Jacoc Joaquin, Processing Experiment 6

Creative Coding

Vishnu Varma doesn’t like modern art. And yet there is something interesting, even stirring, about what can be done with a computer- is this the future of ‘art’?

Every so often, the art world seems to undergo a major movement. One that sometimes radically changes our perception of what art at the time is. This new style of art doesn’t eradicate its predecessors, but pushes it aside to enable change. And of course, change is important. It allows new artistic skills to develop and to an extent, I feel it can expand what we think is beautiful.

But I hate the art of our era. Or at least, I don’t like what comes to mind when we think about the art we see in a modern art museum, or when we think about postmodern art in general. Stepping into a modern art museum for the first time can be an extremely disappointing experience for lovers of art from previous generations. I myself am in love with old marble sculptures. The way the artists of old managed to carve this block of stone into realistic figures, making the fabric they wear look realistic and fluid and sometime even creating veils over their faces that look to be truly translucent. It astounds me.

And then I am reminded that on an equal pedestal as these pieces, in some other museum, there is a urinal, a messy bedroom and an untampered 340 ton boulder.
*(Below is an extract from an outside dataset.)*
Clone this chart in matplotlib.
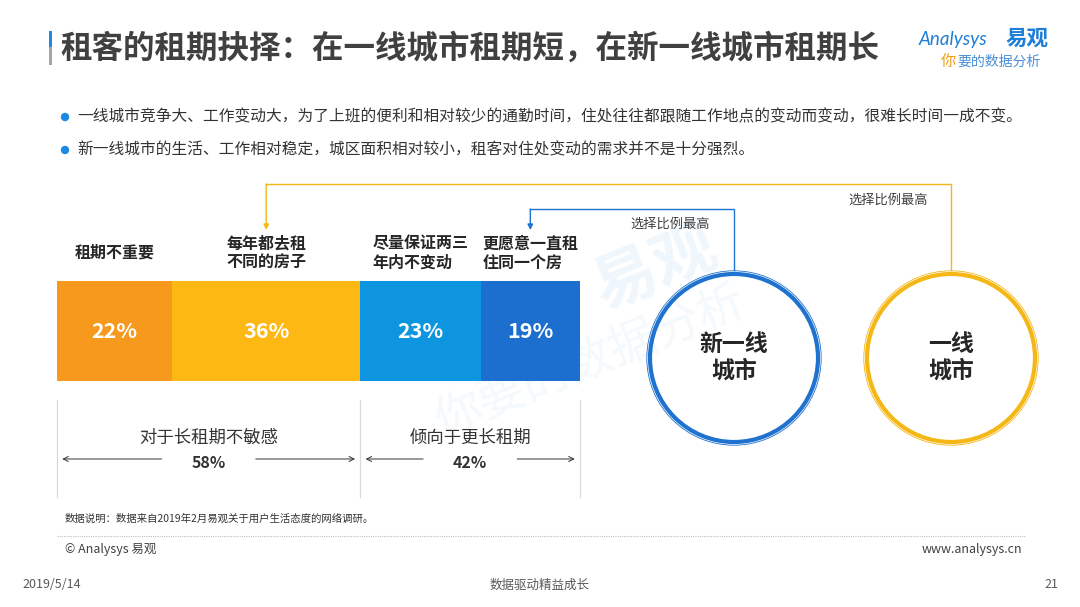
import matplotlib
matplotlib.use("Agg")
import matplotlib.pyplot as plt
from matplotlib.patches import Circle, Rectangle

plt.rcParams['font.family'] = ['Noto Sans CJK SC', 'DejaVu Sans']

# ---------------- data ----------------
categories = ["租期不重要", "每年都去租\n不同的房子", "尽量保证两三\n年内不变动", "更愿意一直租\n住同一个房"]
values = [22, 36, 23, 19]
value_labels = ["22%", "36%", "23%", "19%"]
colors = ["#F7991C", "#FDB813", "#0E95DF", "#1C6FCF"]
groups = ["对于长租期不敏感", "倾向于更长租期"]
group_values = [58, 42]
group_labels = ["58%", "42%"]
cities = ["新一线\n城市", "一线\n城市"]
city_colors = ["#1F72CE", "#F5B716"]
city_pick = [3, 1]          # index of the category each city chooses most
pick_text = "选择比例最高"

title = "租客的租期抉择：在一线城市租期短，在新一线城市租期长"
bullets = ["一线城市竞争大、工作变动大，为了上班的便利和相对较少的通勤时间，住处往往都跟随工作地点的变动而变动，很难长时间一成不变。",
           "新一线城市的生活、工作相对稳定，城区面积相对较小，租客对住处变动的需求并不是十分强烈。"]
note = "数据说明：数据来自2019年2月易观关于用户生活态度的网络调研。"

W, H = 1080, 607
fig = plt.figure(figsize=(W / 100, H / 100), dpi=100)
bg = fig.add_axes([0, 0, 1, 1])
bg.set_xlim(0, W)
bg.set_ylim(H, 0)
bg.axis('off')

TXT = "#404040"

# ---------------- header ----------------
bg.add_patch(Rectangle((48.5, 31), 3, 16, color="#1E88E5", lw=0))
bg.add_patch(Rectangle((48.5, 47), 3, 18, color="#A6A6A6", lw=0))
bg.text(60, 49, title, fontsize=22.7, fontweight='bold', color=TXT, va='center', ha='left')

# logo
bg.text(919, 39, "Analysys", fontsize=13.5, color="#1E7FD8", va='center', ha='left',
        family=['Lato', 'DejaVu Sans'], style='italic')
bg.text(1006, 38, "易观", fontsize=15.5, fontweight='bold', color="#1E7FD8", va='center', ha='left')
bg.text(941, 61, "你", fontsize=11, color="#F39C12", va='center', ha='left')
bg.text(957, 62, "要的数据分析", fontsize=10, color="#4A90D9", va='center', ha='left')

# bullets
for i, b in enumerate(bullets):
    y = 117 + i * 33
    bg.add_patch(Circle((65, y), 4.2, color="#1E88E5", lw=0))
    bg.text(77, y, b, fontsize=11.3, color="#333333", va='center', ha='left')

# ---------------- watermark ----------------
bg.text(655, 268, "易观", fontsize=46, fontweight='bold', color="#5AA5E6", alpha=0.09,
        rotation=22, ha='center', va='center', zorder=0)
bg.text(590, 362, "你要的数据分析", fontsize=34, color="#5AA5E6", alpha=0.07,
        rotation=22, ha='center', va='center', zorder=0)

# ---------------- stacked bar ----------------
bx0, bx1, by0, by1 = 57, 580, 281, 381
ax = fig.add_axes([bx0 / W, 1 - by1 / H, (bx1 - bx0) / W, (by1 - by0) / H])
ax.set_xlim(0, 100)
ax.set_ylim(-0.5, 0.5)
ax.axis('off')

left = 0
centers = []
for cat, v, lab, c in zip(categories, values, value_labels, colors):
    ax.barh(0, v, left=left, height=1, color=c, lw=0)
    ctr = left + v / 2
    centers.append(ctr)
    ax.text(ctr, 0, lab, color='white', fontsize=15.5, fontweight='bold', ha='center', va='center')
    left += v

xt = ax.get_xaxis_transform()


def ay(py):
    return (by1 - py) / (by1 - by0)


for cat, ctr in zip(categories, centers):
    ax.text(ctr, ay(253), cat, fontsize=11.5, fontweight='bold', color="#262626",
            ha='center', va='center', multialignment='left', linespacing=1.25,
            transform=xt, clip_on=False)

# group brackets
edges = [0]
for g in group_values:
    edges.append(edges[-1] + g)
for e in edges:
    ax.plot([e, e], [ay(400), ay(497)], color="#D9D9D9", lw=0.9, transform=xt, clip_on=False)

for i, (g, gl) in enumerate(zip(groups, group_labels)):
    a, b = edges[i], edges[i + 1]
    mid = (a + b) / 2
    ax.text(mid, ay(438), g, fontsize=12.5, color="#333333", ha='center', va='center',
            transform=xt, clip_on=False)
    ax.text(mid, ay(463), gl, fontsize=11.5, fontweight='bold', color="#333333",
            ha='center', va='center', transform=xt, clip_on=False)
    gap = 9
    for tip, start in [(a + 1, mid - gap), (b - 1, mid + gap)]:
        ax.annotate("", xy=(tip, ay(459)), xytext=(start, ay(459)),
                    xycoords=xt, textcoords=xt,
                    arrowprops=dict(arrowstyle='->', color='#333333', lw=0.7,
                                    shrinkA=0, shrinkB=0, mutation_scale=9),
                    annotation_clip=False)

# ---------------- circles and connectors ----------------
circle_x = [734, 951]
cy, r = 358, 84
line_y = [209, 184]
label_pos = [(670, 224), (888, 200)]
to_bg = bg.transData.inverted()
for cx, name, col, pick, ly, lp in zip(circle_x, cities, city_colors, city_pick, line_y, label_pos):
    bg.add_patch(Circle((cx, cy), r, fill=False, ec=col, lw=3.0))
    bg.add_patch(Circle((cx, cy), r + 3.2, fill=False, ec=col, lw=0.6))
    bg.text(cx, cy, name, fontsize=16.5, fontweight='bold', color="#262626",
            ha='center', va='center', linespacing=1.2)
    # x-position of the picked category label, from the bar axes
    disp = ax.transData.transform((centers[pick], 0))
    px = to_bg.transform(disp)[0]
    bg.plot([cx, cx, px], [cy - r - 4, ly, ly], color=col, lw=1.0, solid_joinstyle='miter')
    bg.annotate("", xy=(px, 230), xytext=(px, ly),
                arrowprops=dict(arrowstyle='-|>', color=col, lw=1.0, shrinkA=0, shrinkB=0,
                                mutation_scale=8))
    bg.text(lp[0], lp[1], pick_text, fontsize=9.5, color=TXT, ha='center', va='center')

# ---------------- footer ----------------
bg.text(65, 519, note, fontsize=7.5, color="#333333", ha='left', va='center')
bg.plot([57, 1025], [536, 536], color="#BFBFBF", lw=0.8, ls=(0, (1, 1)))
bg.text(65, 549, "© Analysys 易观", fontsize=9, color="#404040", ha='left', va='center')
bg.text(1022, 549, "www.analysys.cn", fontsize=9, color="#404040", ha='right', va='center')
bg.text(22, 585, "2019/5/14", fontsize=9, color="#595959", ha='left', va='center')
bg.text(540, 585, "数据驱动精益成长", fontsize=9, color="#595959", ha='center', va='center')
bg.text(1058, 585, "21", fontsize=9, color="#595959", ha='right', va='center')

fig.savefig("out.png", dpi=100)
Personally, I’d prefer if there was something else art historians in the future will remember us by when they think about the art movement of our time.

I very recently started paying attention to a medium of art that I think perfectly encapsulates our technological generation. “creative coding” or “generative art”. It’s exactly what you’re imagining. It’s creating computer algorithms for the purpose of expression instead of its traditional use to build an application or web pages. Although the majority of artwork created in this manner that can be found is of an abstract nature, just like any other medium of art, the skill of the artist can greatly increase the possibilities of what can be created. Some pieces can be 3-D models, while some are interactive, and there are even pieces that build itself from scratch slightly differently each time the program is run.

As far as I can tell, creative coding isn’t particularly well known, especially not as a form of art, because unlike traditional art that we are used to, this doesn’t have a physical manifestation. Of course it can be displayed on a screen or projected on a wall at a gallery should we decide to, but we would still have the dilemma of purchasing this art piece, as the market for an artist would be viewers who want to buy these pieces, albeit a painting or a sculpture to place in their home and call their own. Or even museums that want to purchase famous pieces as an attraction to their galleries.

I imagine that it would be hard to market these pieces, as they are all essentially just lines of code. But from my perspective, as a medium of art, creative coding resembles a majority of art from previous generations. It’s a medium that’s available to everyone, should they choose to use it. All one needs to create a brilliant piece of art is a great idea, and the skill to execute it.